At the dermatologist’s office in Tifton, Georgia, a young woman in blue scrubs and with long, naturally blonde hair parted down the middle asked me many questions while I was perched on a mechanical chair. I’d already answered them on the information sheet while in the waiting room, so I offered a new tidbit, “I’ll be 61 years old soon, and I’m not pregnant.” (Boy, howdy, these days they’re even asking the men that question.)
The young woman was tickled, and in hindsight I realized I reminded her of someone. She began telling me about her grandmother who was “a hippy” and “a little out there.” Well…I *was* wearing a peasant blouse and had offered her some absurd personal information before she asked…

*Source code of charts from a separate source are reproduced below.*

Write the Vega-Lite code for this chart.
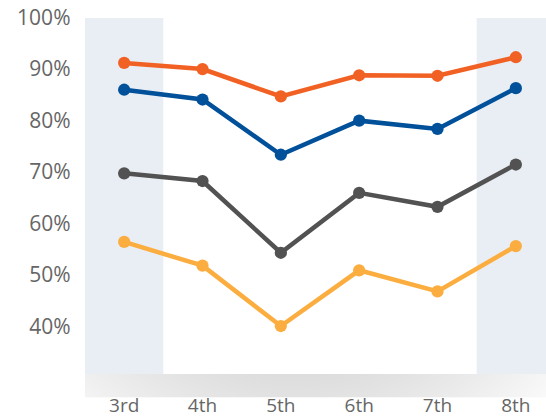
{
  "$schema": "https://vega.github.io/schema/vega-lite/v6.json",
  "autosize": "none",
  "width": 470,
  "height": 356,
  "padding": {"left": 85, "top": 18, "right": 0, "bottom": 43},
  "background": "white",
  "config": {
    "view": {"stroke": null},
    "font": "Open Sans",
    "axisX": {
      "title": null, "domain": false, "ticks": false, "grid": false,
      "labelAngle": 0, "labelFontSize": 19, "labelColor": "#666666",
      "labelPadding": 22, "labelFont": "Open Sans"
    },
    "axisY": {
      "title": null, "domain": false, "ticks": false,
      "labelFontSize": 21, "labelColor": "#666666", "labelPadding": 15,
      "labelFont": "Open Sans",
      "gridColor": "#c9ccd1", "gridWidth": 2, "gridOpacity": 1
    }
  },
  "datasets": {
    "scores": [
      {"grade": "3rd", "series": "A", "value": 91.3},
      {"grade": "4th", "series": "A", "value": 90.1},
      {"grade": "5th", "series": "A", "value": 84.8},
      {"grade": "6th", "series": "A", "value": 88.9},
      {"grade": "7th", "series": "A", "value": 88.8},
      {"grade": "8th", "series": "A", "value": 92.4},
      {"grade": "3rd", "series": "B", "value": 86.1},
      {"grade": "4th", "series": "B", "value": 84.2},
      {"grade": "5th", "series": "B", "value": 73.5},
      {"grade": "6th", "series": "B", "value": 80.1},
      {"grade": "7th", "series": "B", "value": 78.5},
      {"grade": "8th", "series": "B", "value": 86.4},
      {"grade": "3rd", "series": "C", "value": 69.9},
      {"grade": "4th", "series": "C", "value": 68.4},
      {"grade": "5th", "series": "C", "value": 54.5},
      {"grade": "6th", "series": "C", "value": 66.1},
      {"grade": "7th", "series": "C", "value": 63.4},
      {"grade": "8th", "series": "C", "value": 71.6},
      {"grade": "3rd", "series": "D", "value": 56.6},
      {"grade": "4th", "series": "D", "value": 52.0},
      {"grade": "5th", "series": "D", "value": 40.3},
      {"grade": "6th", "series": "D", "value": 51.1},
      {"grade": "7th", "series": "D", "value": 47.0},
      {"grade": "8th", "series": "D", "value": 55.8}
    ],
    "shaded": [{"grade": "3rd"}, {"grade": "8th"}],
    "grades": [{"grade": "3rd"}, {"grade": "4th"}, {"grade": "5th"}, {"grade": "6th"}, {"grade": "7th"}, {"grade": "8th"}]
  },
  "layer": [
    {
      "data": {"name": "grades"},
      "transform": [{"filter": "datum.grade === '3rd'"}],
      "mark": {
        "type": "rect",
        "clip": false,
        "color": {
          "gradient": "radial",
          "x1": 0.45, "y1": 0, "r1": 0,
          "x2": 0.45, "y2": 0, "r2": 0.8,
          "stops": [
            {"offset": 0, "color": "#b9b9b9"},
            {"offset": 0.55, "color": "#d9d9d9"},
            {"offset": 1, "color": "#ffffff"}
          ]
        }
      },
      "encoding": {
        "x": {"value": 0},
        "x2": {"value": 470},
        "y": {"datum": 31, "type": "quantitative", "scale": {"domain": [31, 100], "nice": false, "zero": false}},
        "y2": {"datum": 26.5}
      }
    },
    {
      "data": {"name": "shaded"},
      "mark": {"type": "rect", "color": "#c0cfe3", "opacity": 0.35},
      "encoding": {
        "x": {"field": "grade", "type": "nominal", "sort": ["3rd", "4th", "5th", "6th", "7th", "8th"],
              "scale": {"type": "band", "paddingInner": 0, "paddingOuter": 0}}
      }
    },
    {
      "data": {"name": "scores"},
      "mark": {"type": "line", "strokeWidth": 4.5, "point": {"size": 150, "filled": true, "opacity": 1}},
      "encoding": {
        "x": {
          "field": "grade", "type": "nominal", "sort": ["3rd", "4th", "5th", "6th", "7th", "8th"],
          "scale": {"type": "band", "paddingInner": 0, "paddingOuter": 0}
        },
        "y": {
          "field": "value", "type": "quantitative",
          "scale": {"domain": [31, 100], "nice": false, "zero": false},
          "axis": {
            "values": [40, 50, 60, 70, 80, 90, 100],
            "labelExpr": "datum.value + '%'"
          }
        },
        "color": {
          "field": "series", "type": "nominal", "legend": null,
          "scale": {"domain": ["A", "B", "C", "D"], "range": ["#f26124", "#00509a", "#525252", "#fbae3f"]}
        }
      }
    }
  ]
}
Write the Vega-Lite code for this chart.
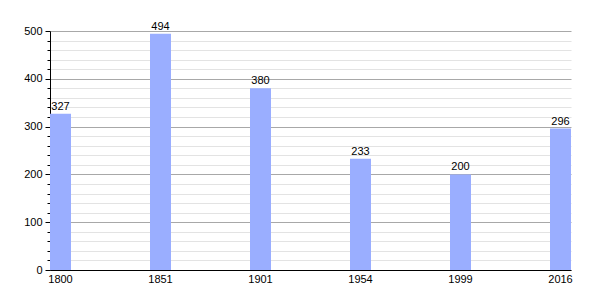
{
  "$schema": "https://vega.github.io/schema/vega-lite/v6.json",
  "width": 521,
  "height": 239,
  "autosize": "none",
  "padding": {"left": 50, "top": 31, "right": 29, "bottom": 30},
  "background": "white",
  "config": {
    "view": {"stroke": null},
    "font": "Liberation Sans",
    "axis": {"labelFont": "Liberation Sans", "labelFontSize": 11, "labelColor": "#000"}
  },
  "data": {
    "values": [
      {"year": "1800", "pop": 327},
      {"year": "1851", "pop": 494},
      {"year": "1901", "pop": 380},
      {"year": "1954", "pop": 233},
      {"year": "1999", "pop": 200},
      {"year": "2016", "pop": 296}
    ]
  },
  "encoding": {
    "x": {
      "field": "year",
      "type": "ordinal",
      "sort": null,
      "scale": {"paddingInner": 0.79, "paddingOuter": 0},
      "axis": {
        "title": null,
        "labelAngle": 0,
        "ticks": false,
        "labelPadding": 3,
        "domainColor": "#000",
        "domainWidth": 1,
        "grid": false
      }
    }
  },
  "layer": [
    {
      "mark": {"type": "rule", "opacity": 0},
      "encoding": {
        "y": {
          "field": "pop",
          "type": "quantitative",
          "scale": {"domain": [0, 500], "nice": false},
          "axis": {
            "title": null,
            "orient": "left",
            "values": [20, 40, 60, 80, 120, 140, 160, 180, 220, 240, 260, 280, 320, 340, 360, 380, 420, 440, 460, 480],
            "labels": false,
            "domain": false,
            "tickSize": 3,
            "tickColor": "#000",
            "grid": true,
            "gridColor": "#e3e3e3",
            "gridWidth": 1,
            "zindex": 0
          }
        }
      }
    },
    {
      "mark": {"type": "bar", "color": "#9aaeff"},
      "encoding": {
        "y": {
          "field": "pop",
          "type": "quantitative",
          "scale": {"domain": [0, 500], "nice": false},
          "axis": {
            "title": null,
            "orient": "left",
            "values": [0, 100, 200, 300, 400, 500],
            "domainColor": "#000",
            "tickColor": "#000",
            "tickSize": 5,
            "labelPadding": 3,
            "grid": true,
            "gridColor": "#a8a8a8",
            "gridWidth": 1,
            "zindex": 0
          }
        }
      }
    },
    {
      "mark": {"type": "text", "dy": -7, "fontSize": 11, "color": "#000", "font": "Liberation Sans"},
      "encoding": {
        "y": {"field": "pop", "type": "quantitative", "axis": null},
        "text": {"field": "pop", "type": "quantitative"}
      }
    }
  ],
  "resolve": {"axis": {"y": "independent"}}
}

Anyway, Hippy Grandmother was widowed recently, and wasting no time, Hippy Grandmother’s neighbor, Charlie, began appearing at her door, casseroles in hand. Granddaughter said she could tell Charlie had been a very handsome man in his youth and suggested that Hippy Grandmother might return more than just empty casserole dishes.
Hippy Grandmother had already survived breast cancer, but another bodily foe came calling, leukemia. “It’s the bad kind,” Granddaughter said, adding, “it’s terminal.” According to the oncologist, the latter could happen within a half year or so.
Undeterred, neighbor Charlie still came calling, more casseroles in hand. Hippy Grandmother told Granddaughter he was a pretty good cook, but she wasn’t interested: “I’m mournin’ and I’m dyin’.” Granddaughter was caught a little off guard that Hippy Grandmother spoke so frankly about dying. I suggested that perhaps that was her way of accepting the situation, saying it aloud.
On her weekly visits to Hippy Grandmother, Granddaughter noticed the empty casserole dishes to be returned were no longer sitting around, and she inquired after Charlie. “He’s over there at his house, and he needs to stay over there,” she was tersely told.
I committed in my heart to pray for Hippy Grandmother. Kudos to Charlie for his kindness, but it appears even a hippy grandmother who was a little out there foresaw that she should not encourage anything that might later break his heart. She was mournin’ and dyin’ and did not want to impose that on her good-looking neighbor.
I did what my mother who worked in geriatric care nearly forty years said to do, laughed to keep from crying.
Laugh to keep from crying. Good advice, Leigh.
Loved gramma- I think she enjoyed Neigbors attention- but didn’t want him to have to lose someone special. She didn’t like morning and didn’t want him to mourn her- sad but sweet.